→ **BRIEF**
Your task is to filter the data below down to the lines holding "this".
=====
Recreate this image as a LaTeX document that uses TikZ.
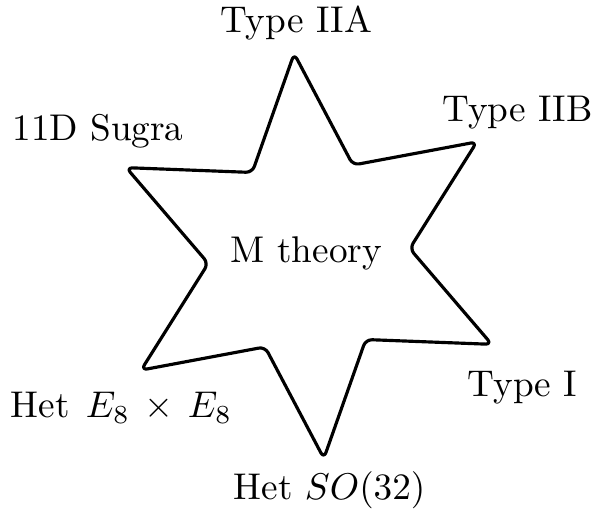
\documentclass[tikz,border=0pt]{standalone}
\usetikzlibrary{calc}
\begin{document}
\begin{tikzpicture}[x=0.2688pt,y=-0.2688pt,
  lbl/.style={anchor=base,inner sep=0pt,outer sep=0pt},
  starline/.style={line width=0.85pt,rounded corners=1.7pt,line join=round}]
\useasboundingbox (0,0) rectangle (600,512);
\coordinate (c) at (309,256);
\foreach \i in {0,...,5}{
  \pgfmathsetmacro{\a}{94.2+60*\i}
  \pgfmathsetmacro{\b}{124.2+60*\i}
  \coordinate (t\i) at ($(c)+({203*cos(\a)},{-203*sin(\a)})$);
  \coordinate (s\i) at ($(c)+({101*cos(\b)},{-101*sin(\b)})$);
}
\draw[starline] (t0) -- (s0) -- (t1) -- (s1) -- (t2) -- (s2) -- (t3) -- (s3) -- (t4) -- (s4) -- (t5) -- (s5) -- cycle;
\node[lbl] (iia) at (296,33) {Type IIA};
\node[lbl] (iib) at (517.5,122) {Type IIB};
\node[lbl] (sugra) at (98,141) {11D Sugra};
\node[lbl] (m) at (306.5,263) {M theory};
\node[lbl] (ti) at (522.5,397) {Type I};
\node[lbl] (e8) at (121.5,418) {Het\hspace{1pt} $E_8\mkern3mu\times\mkern3mu E_8$};
\node[lbl] (so) at (329.5,500) {Het $SO(32)$};
\end{tikzpicture}
\end{document}
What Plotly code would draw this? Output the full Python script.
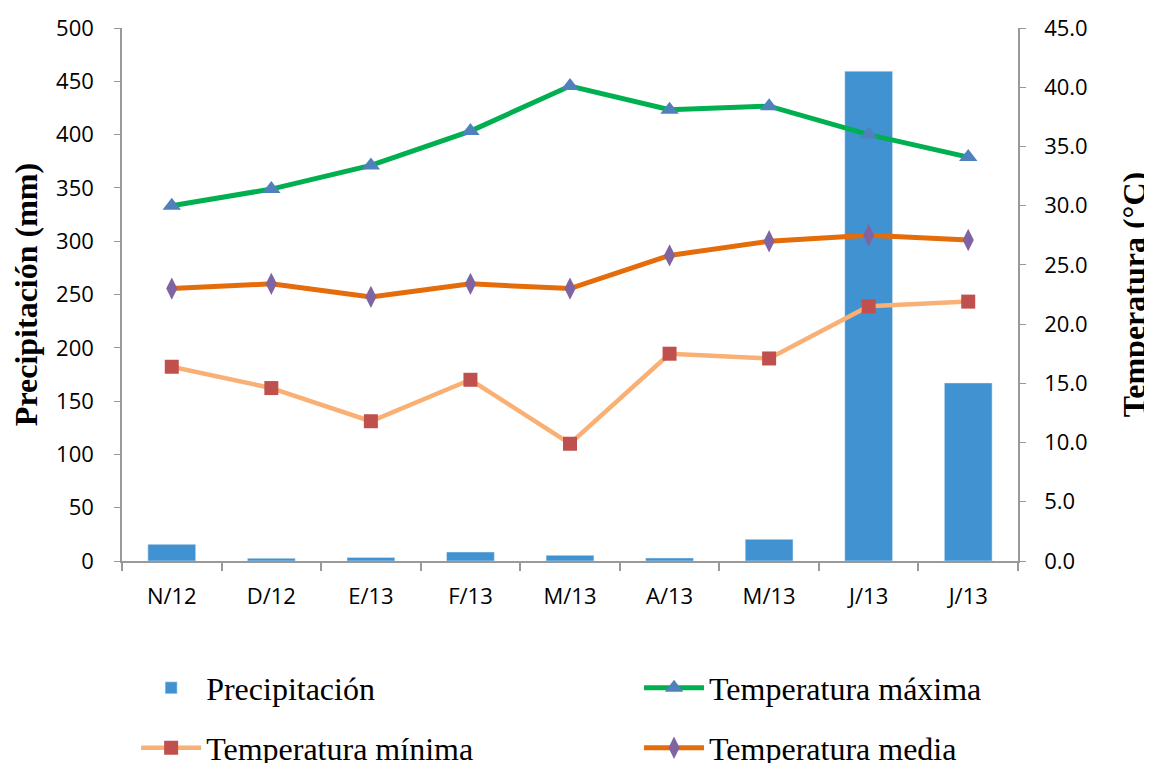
=====
→ **TASK OUTPUT**
Recreate this image as a LaTeX document that uses TikZ.
What Plotly code would draw this? Output the full Python script.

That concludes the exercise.